The system must be able to fetch and store content from a list of urls. And extract any other hyperlinks from their content.
The type of content it has to be able to download are files and html files.
Configurability on limits.
We will limit it to only html crawling
Scalability
Performance
Cost Efficiency
Multi-Threaded
100M urls x
10 pages per second per thread
10 threads
=
1M segs
Define what APIs are expected from the system...
URL_PROCESSING_STATUS
// url after dynamic parameter and query parameter processing
simpleUrl: string , primary key
parentUrl: string | null
valid: boolean
depth: number
contentUrl: text
retry: number
lastStep: validation | fetching | parsing
lastStepStarted: timestamp
So the high level workflow is that
Urls go through a pipeline with
1- validation
2- content fetching
3- url parsing
Each consisting of workers, message queues and cron job supervisors and updating the status in the key/value DB.
A batch of urls are sent to an orchestrator service that controls the whole pipeline for enqueueing, stopping, retrying jobs manually and observing them. As well as fetching content or extracting data.
Through a user interface an initial set of urls are fetched, as well as configuration details that are loaded into the orchestrator. These details include limits on depth, retries, total url processing, and domain filtering. These urls go through the pipeline where workers in different steps update a key/value DB and save content to object storage.
The pipeline is made of three steps.
Each step has a cron job supervisor, to check if jobs have timed-out and need re-processing. A message queue so messages are not lost and are not taken more than once by workers. Workers that do the steps, update status and save results.
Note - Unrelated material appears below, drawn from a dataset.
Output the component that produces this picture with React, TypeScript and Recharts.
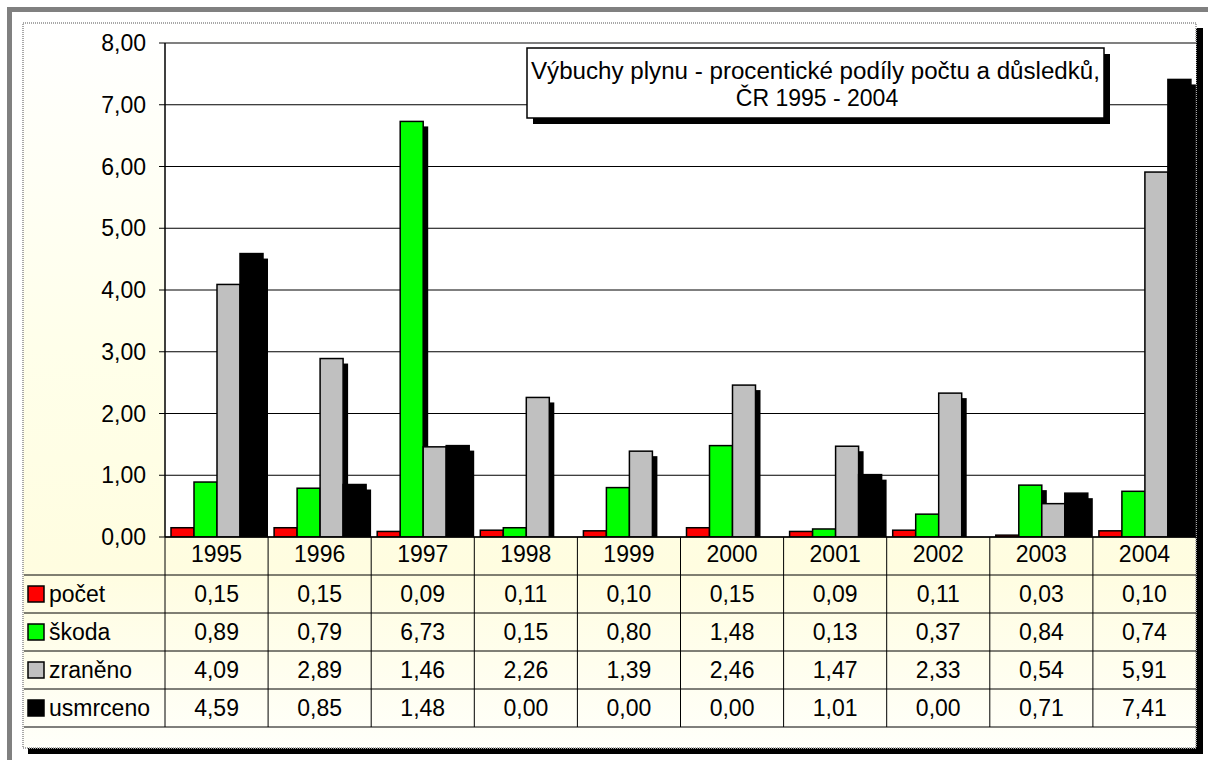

The validation worker makes sure urls hadn't already been visited and avoids similar but non meaningful urls from being visited, as when dynamic urls generate part of the content and result in infinite content, example a calculator with url parameters for operations. It also enforces configuration settings to make sure we don't visit certain urls, based on depth and other parameters.
The content fetching workers make requests and store resulting content to the object storage.
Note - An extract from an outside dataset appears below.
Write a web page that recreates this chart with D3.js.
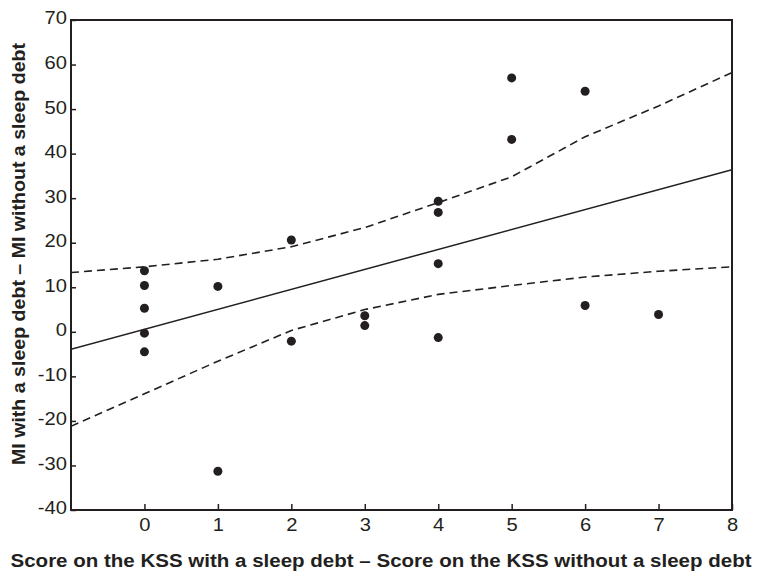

The parsing workers, load the content from the object storage and extract any new urls that might be needed to be crawled or validated
The supervisors are multiple cron jobs assigned to each step. They take the jobs from the key/value DBs .To split the jobs, deterministic partitioning is done dividing the whole number of timedout jobs, jobs that are marked as unfinished after their timeout has exceeded, and push them back into the queues.
We choose a multi step pipeline approach with workers, rather than doing everything in a single step without message queues, for the processing scalability, additional debugging capabilities, decoupling and reproduceability.
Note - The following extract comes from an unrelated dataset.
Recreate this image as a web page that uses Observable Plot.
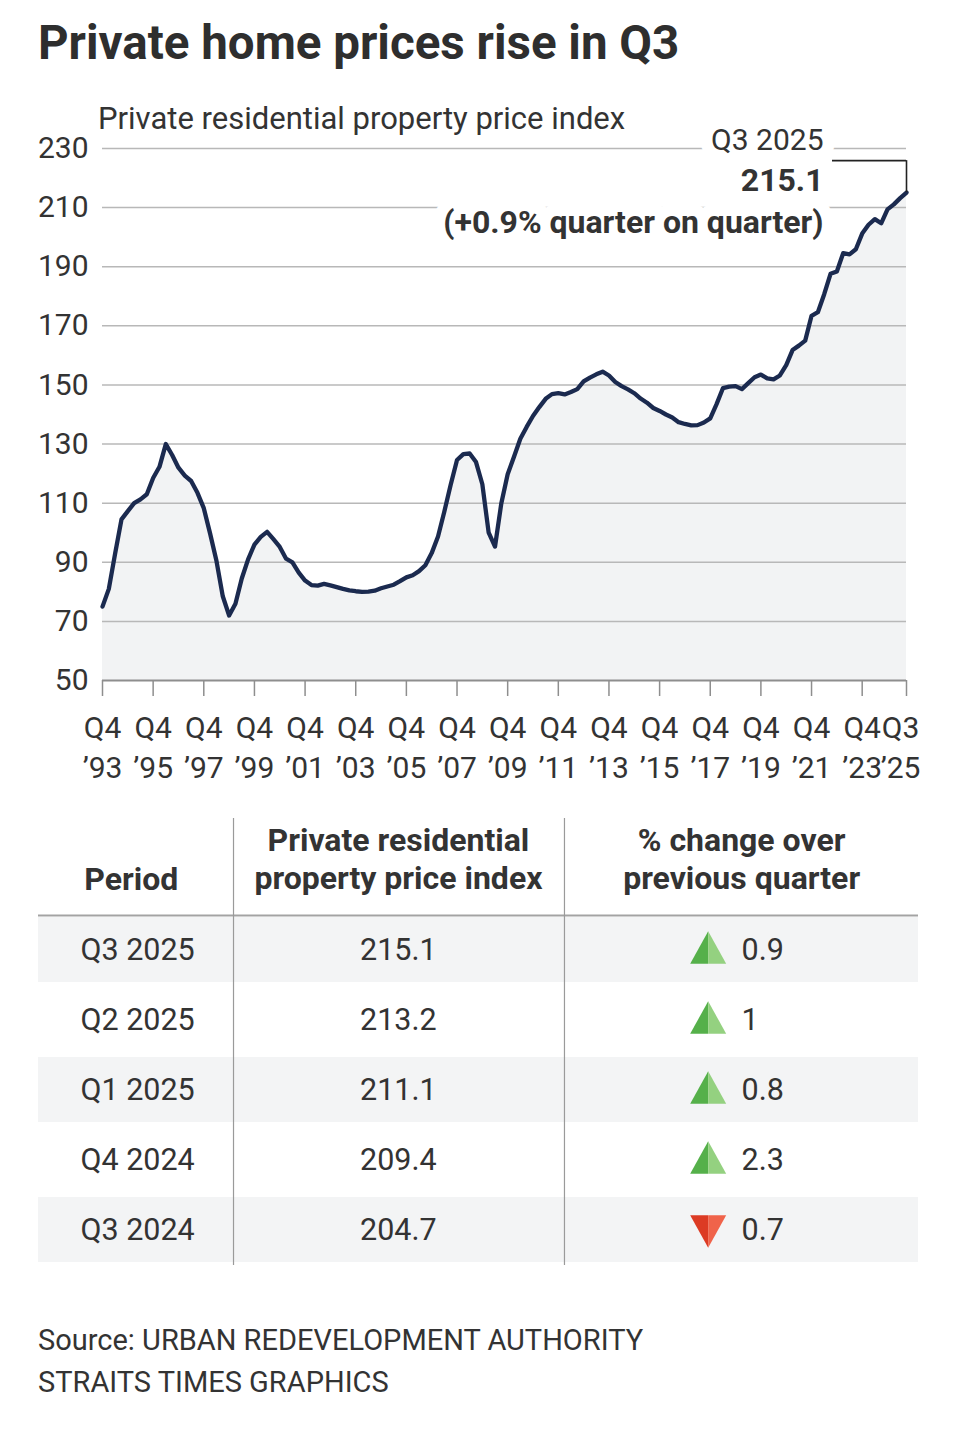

We choose messageQueues vs Kafka as they achieve persistence, single processing of each job, good scalability by horizontal scaling while being lower in cost.
We choose a key/value storage sacrificing uneeded relation querying capabilities or complex objects as in a SQL or documentDB. For their lower cost and easiness of scaling, while being very fit for our use case, keeping track of a URL_PROCESSING_STATUS.
We use cron jobs vs an always running supervisor, to be able to deterministically split the load, scale horizontally and provide predictability. If the jobs where running all the time and not at the same time in fixed intervals, they would not be able to deterministically divide the jobs.
The key/value storage could fail in which case jobs would not be processable until it was back. This would affect only certain shards usually and the supervisors would schedule these back as soon as they are up.
If workers are unavailable the messageQueue keep the persistance.
If the messageQueues go down the key value storage keeps the job status which allows the supervisor to reschedule them once they are back.
If the supervisors themselves fail. The key/value DB state can be used to re-schedule the jobs once back.
In any case, even if the different pieces fully failed, which is harder as all components are horizontally scalable and decoupled. We can recover for errors and re-processing is not done.
We could dive deeper into how the content is fetched and streamed into and from the key/value storage. We could compress and abstract it before storage.
We could involve an analysis step as well as how when we delete content after processing once our web crawler is used for a particular use case.